Expanding Language & Learning Through Pretend Play

By Stephanie LoPresti

There is a common misconception that imaginative play isn’t imperative to development, however, as a speech language pathologist, I am here to share that not only is pretend play important, but it is actually a developmental milestone that we literally check off during formal assessments! Pretend play is a developmental expectation for children between 18-21 months of age. A schema that we look out for at this age includes using two toys together in figurative play. An example of this would be taking a cup and pretending to give a teddy bear a sip of water.

During pretend play, children have the space to practise expanding their language skills in a natural context.

The development of pretend play requires the use of very important milestones and concepts.

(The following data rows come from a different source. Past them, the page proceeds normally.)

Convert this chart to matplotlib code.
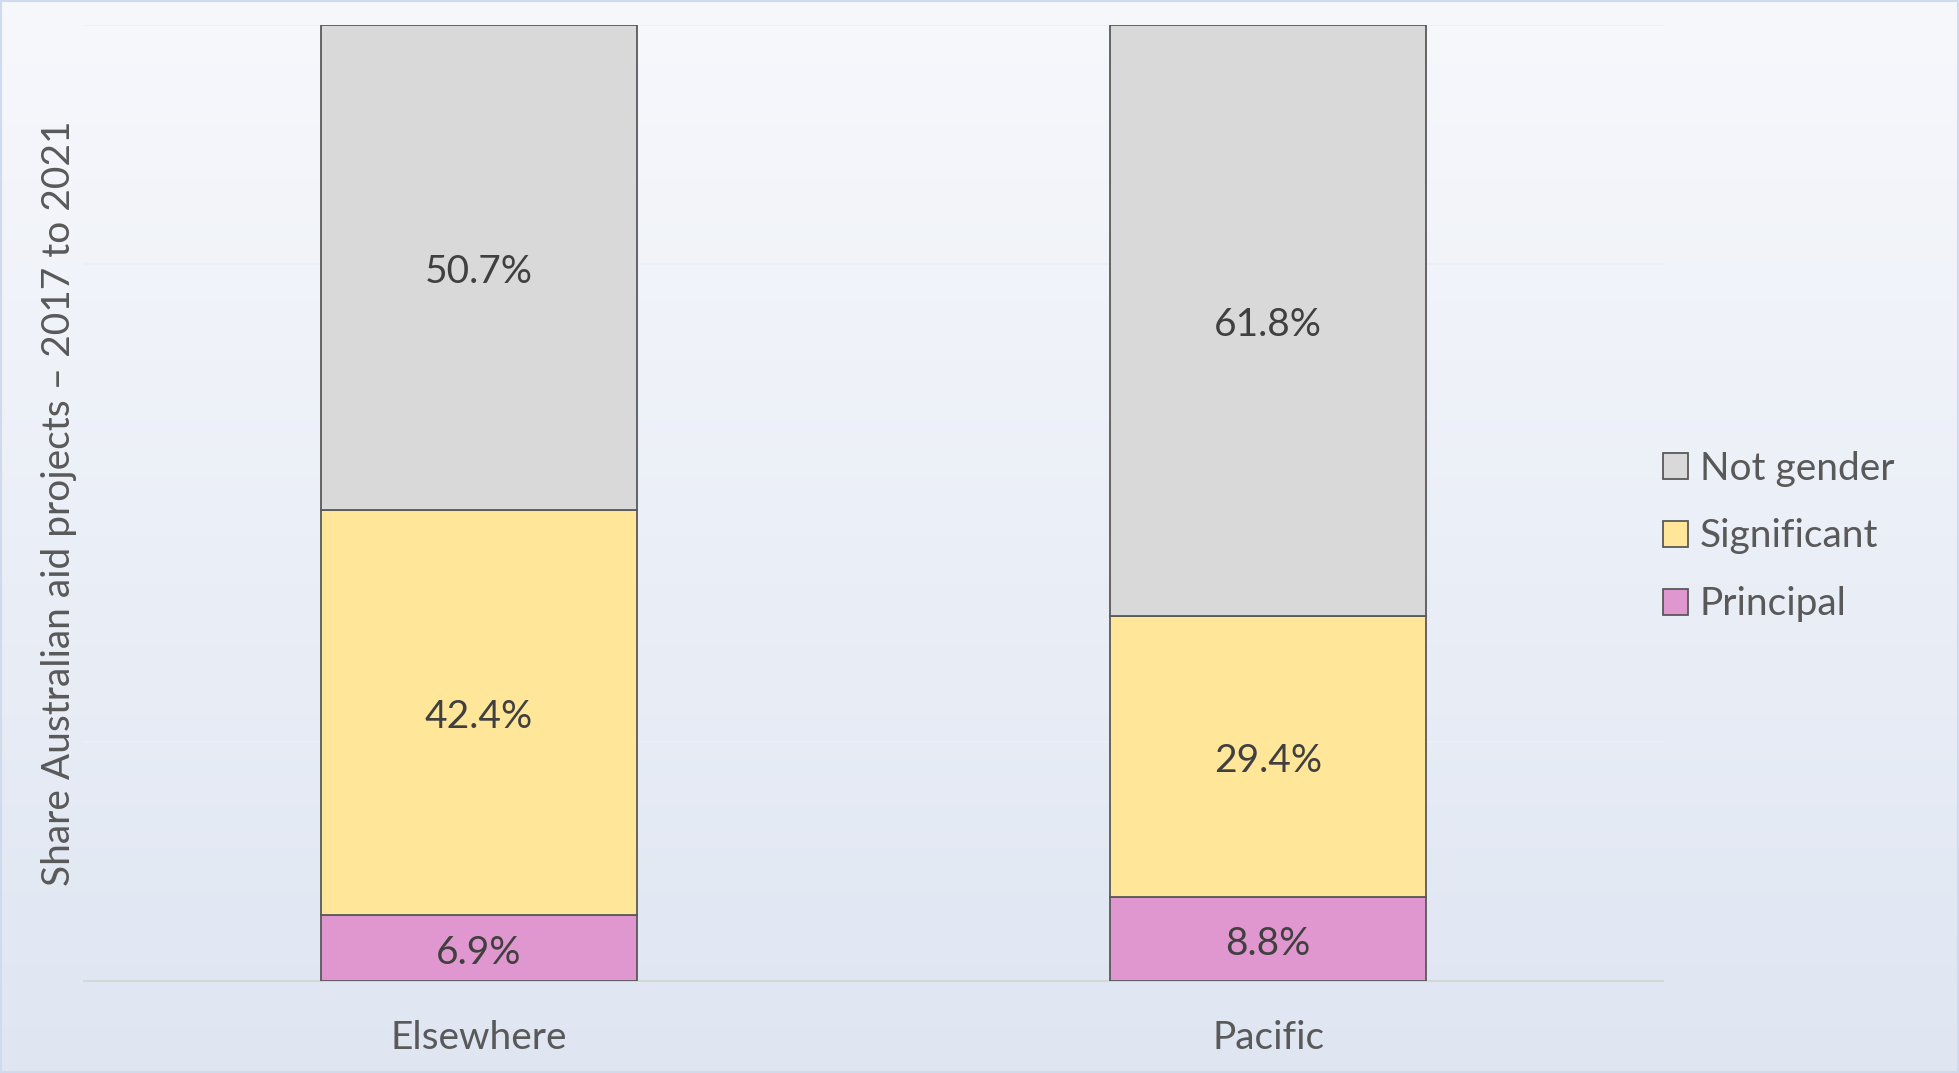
import numpy as np
import matplotlib.pyplot as plt
from matplotlib.patches import Patch, Rectangle

# Data
regions = ['Elsewhere', 'Pacific']
principal = [6.9, 8.8]
significant = [42.4, 29.4]
not_gender = [50.7, 61.8]

colors = {'Principal': '#e096ce', 'Significant': '#ffe699', 'Not gender': '#d9d9d9'}
edge = '#595959'
txt = '#595959'
fs = 28

plt.rcParams['font.family'] = ['Lato', 'DejaVu Sans']

fig = plt.figure(figsize=(19.59, 10.73), dpi=100)

# gradient background, light at top, bluish at bottom
bg = fig.add_axes([0, 0, 1, 1], zorder=-10)
grad = np.linspace(0, 1, 256).reshape(-1, 1)
top = np.array([0xf7, 0xf8, 0xfc]) / 255
bot = np.array([0xdf, 0xe6, 0xf2]) / 255
img = top + (bot - top) * grad[:, :, None]
bg.imshow(img, aspect='auto', extent=[0, 1, 0, 1], origin='upper')
bg.add_patch(Rectangle((0, 0), 1, 1, fill=False, edgecolor='#cfdaec', linewidth=3))
bg.set_xlim(0, 1)
bg.set_ylim(0, 1)
bg.axis('off')

ax = fig.add_axes([0.0429, 0.0857, 0.806, 0.891])
ax.patch.set_alpha(0)

x = np.arange(len(regions))
w = 0.4
bottoms = np.zeros(len(regions))
for name, vals in [('Principal', principal), ('Significant', significant), ('Not gender', not_gender)]:
    vals = np.array(vals)
    ax.bar(x, vals, w, bottom=bottoms, color=colors[name], edgecolor=edge, linewidth=1.3, zorder=3)
    for xi, b, v in zip(x, bottoms, vals):
        ax.annotate(f'{v:.1f}%', (xi, b + v / 2), xytext=(0, -3.5), textcoords='offset points',
                    ha='center', va='center', fontsize=fs, color='#404040', zorder=4)
    bottoms += vals

ax.set_xlim(-0.5, 1.5)
ax.set_ylim(0, 100)
ax.set_yticks([25, 50, 75, 100])
ax.yaxis.grid(True, color='#edeff4', linewidth=1.2, zorder=0)
ax.tick_params(axis='y', left=False, labelleft=False)
ax.set_xticks(x)
ax.set_xticklabels(regions, fontsize=fs, color=txt)
ax.tick_params(axis='x', length=0, pad=28)
for s in ['top', 'right', 'left']:
    ax.spines[s].set_visible(False)
ax.spines['bottom'].set_color('#d4d6da')
ax.spines['bottom'].set_linewidth(1.5)

fig.text(0.030, 0.531, 'Share Australian aid projects \u2013 2017 to 2021', rotation=90,
         ha='center', va='center', fontsize=fs, color=txt)

names = ['Not gender', 'Significant', 'Principal']
handles = [Patch(facecolor=colors[n], edgecolor=edge, linewidth=1.3) for n in names]
fig.legend(handles, names, loc='center left',
           bbox_to_anchor=(0.831, 0.5), frameon=False, fontsize=fs, labelcolor=txt,
           handlelength=0.65, handleheight=0.65, handletextpad=0.3, labelspacing=0.82)

fig.savefig('out.png', dpi=100)
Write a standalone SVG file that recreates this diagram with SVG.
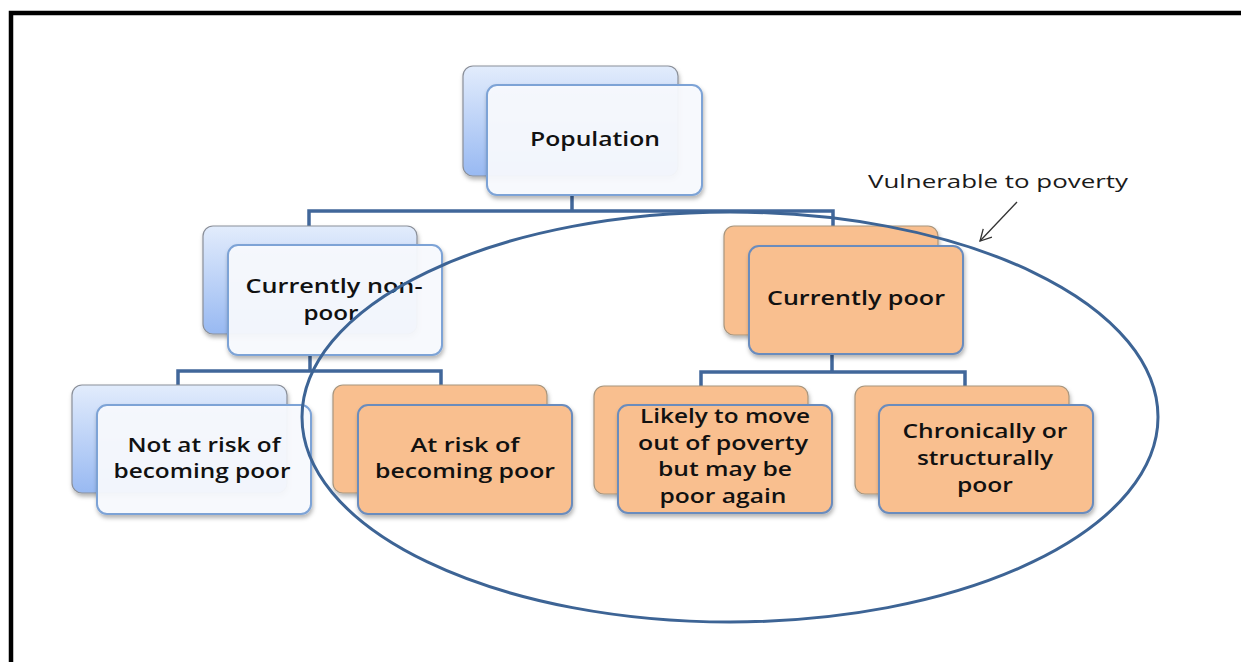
<svg xmlns="http://www.w3.org/2000/svg" width="1241" height="662" viewBox="0 0 1241 662">
<defs>
<linearGradient id="blueG" x1="0" y1="0" x2="0" y2="1">
<stop offset="0" stop-color="#e2ecfc"/>
<stop offset="1" stop-color="#98b9f2"/>
</linearGradient>
<filter id="sh" x="-10%" y="-10%" width="125%" height="130%">
<feDropShadow dx="1" dy="3" stdDeviation="2" flood-color="#000" flood-opacity="0.3"/>
</filter>
<marker id="arr" markerWidth="14" markerHeight="14" refX="12" refY="7" orient="auto" markerUnits="userSpaceOnUse">
<path d="M1,1 L12,7 L1,13" fill="none" stroke="#333" stroke-width="1.3"/>
</marker>
</defs>
<style>
.bb{fill:url(#blueG);stroke:#8a8f99;stroke-width:1.2;filter:url(#sh)}
.bf{fill:#f9fbff;fill-opacity:0.93;stroke:#7da3d6;stroke-width:2;filter:url(#sh)}
.ob{fill:#f9bf8f;stroke:#a8967e;stroke-width:1.2;filter:url(#sh)}
.of{fill:#f9bf8f;stroke:#6b8cbd;stroke-width:2;filter:url(#sh)}
.t{font-family:"Open Sans","Liberation Sans",sans-serif;font-weight:600;font-size:20px;fill:#111;text-anchor:middle}
.conn{fill:none;stroke:#41679a;stroke-width:3.5}
.lbl{font-family:"Open Sans","Liberation Sans",sans-serif;font-size:19px;fill:#1a1a1a}
</style>
<rect x="0" y="0" width="1241" height="662" fill="#fff"/>
<path d="M11,662 V13 H1241" fill="none" stroke="#000" stroke-width="4.5"/>

<g id="connectors">
<path class="conn" d="M572,195 V211 M309,228 V211 H833 V228"/>
<path class="conn" d="M310,355 V371 M178,386 V371 H441 V386"/>
<path class="conn" d="M832,354 V372 M701,387 V372 H965 V387"/>
</g>

<g id="population">
<rect class="bb" x="463" y="66" width="215" height="110" rx="10"/>
<rect class="bf" x="487" y="85" width="215" height="110" rx="10"/>
<text class="t" x="595" y="146" textLength="130" lengthAdjust="spacingAndGlyphs">Population</text>
</g>

<g id="nonpoor">
<rect class="bb" x="203" y="226" width="214" height="108" rx="10"/>
<rect class="bf" x="228" y="245" width="214" height="110" rx="10"/>
<text class="t" x="334" y="293" textLength="177" lengthAdjust="spacingAndGlyphs">Currently non-</text>
<text class="t" x="331" y="320" textLength="55" lengthAdjust="spacingAndGlyphs">poor</text>
</g>

<g id="notatrisk">
<rect class="bb" x="72" y="385" width="215" height="108" rx="10"/>
<rect class="bf" x="97" y="405" width="214" height="109" rx="10"/>
<text class="t" x="204" y="452" textLength="153" lengthAdjust="spacingAndGlyphs">Not at risk of</text>
<text class="t" x="202" y="478" textLength="177" lengthAdjust="spacingAndGlyphs">becoming poor</text>
</g>

<g id="atrisk">
<rect class="ob" x="333" y="385" width="214" height="108" rx="10"/>
<rect class="of" x="358" y="405" width="214" height="109" rx="10"/>
<text class="t" x="465" y="452" textLength="109" lengthAdjust="spacingAndGlyphs">At risk of</text>
<text class="t" x="465" y="478" textLength="180" lengthAdjust="spacingAndGlyphs">becoming poor</text>
</g>

<g id="poor">
<rect class="ob" x="724" y="226" width="214" height="109" rx="10"/>
<rect class="of" x="749" y="246" width="214" height="108" rx="10"/>
<text class="t" x="856" y="305" textLength="178" lengthAdjust="spacingAndGlyphs">Currently poor</text>
</g>

<g id="likely">
<rect class="ob" x="594" y="386" width="214" height="108" rx="10"/>
<rect class="of" x="618" y="405" width="214" height="108" rx="10"/>
<text class="t" x="725" y="423" textLength="170" lengthAdjust="spacingAndGlyphs">Likely to move</text>
<text class="t" x="723" y="450" textLength="170" lengthAdjust="spacingAndGlyphs">out of poverty</text>
<text class="t" x="725" y="476" textLength="134" lengthAdjust="spacingAndGlyphs">but may be</text>
<text class="t" x="723" y="503" textLength="127" lengthAdjust="spacingAndGlyphs">poor again</text>
</g>

<g id="chronic">
<rect class="ob" x="855" y="386" width="214" height="108" rx="10"/>
<rect class="of" x="879" y="405" width="214" height="108" rx="10"/>
<text class="t" x="985" y="438" textLength="165" lengthAdjust="spacingAndGlyphs">Chronically or</text>
<text class="t" x="985" y="465" textLength="136" lengthAdjust="spacingAndGlyphs">structurally</text>
<text class="t" x="985" y="492" textLength="56" lengthAdjust="spacingAndGlyphs">poor</text>
</g>

<g id="vulnerable">
<ellipse cx="730" cy="417" rx="428" ry="205" fill="none" stroke="#3d6495" stroke-width="3"/>
<text class="lbl" x="868" y="188" textLength="260" lengthAdjust="spacingAndGlyphs">Vulnerable to poverty</text>
<line x1="1017" y1="202" x2="980" y2="241" stroke="#333" stroke-width="1.3" marker-end="url(#arr)"/>
</g>
</svg>
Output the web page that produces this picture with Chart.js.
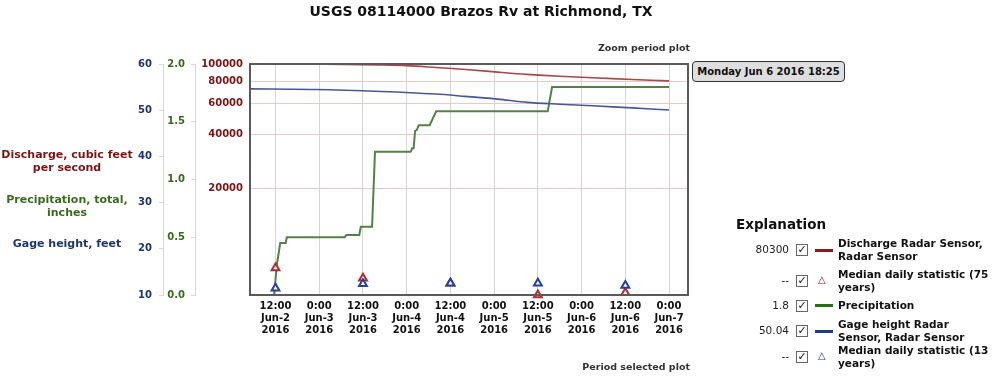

To name only a few are the use of imagination, reenactment of familiar routines (with a creative twist), countless opportunities to expand their language, increased creativity, development of thoughts, and storytelling! 

Basic toys that can be used to inspire imaginative play in children:  

  • Playdough (you can even make your own!) 
  • Pretend food sets and kitchens 
  • Baby doll with associated toys  
  • Any mini-toy or action figure 
  • Cars, trucks, and airplanes (especially for the little boys out there) 

Methods to expand your child’s language and pre-academic skills through imaginative play: 

  1. Modelling: This is when you “act out” possible scenarios or events with toys. You can use toys to cook, cut, roll items. Set the stage for your child’s imagination (e.g. “Should baby doll go for a trip to the grocery store or would she rather visit Grandma?”)  
  1. “Think alouds”: Think alouds are when you are narrating a possible “pretend play” scenario/sequence. For example, you would “talk aloud” the setting up of an imaginary event for your child to model and then expand upon.  

    Parent: “Baby doll wants to go to the beach to play, what do we think she’ll want to take with her?”  

    “What can she do with the shovel? Does she need anything else?”  

    “What would happen if we forgot to pack a snack?” 

While we are “thinking aloud” we are allowing our child the stage to respond to our prompts and use their own imagination to complete the play sequence. This also assists with development of problem solving skills.

  1. Vocabulary expansion: While engaging in pretend play, you have limitless possibilities to embed new vocabulary with context rich vocabulary (e.g. spatula, oven, baby bassinet).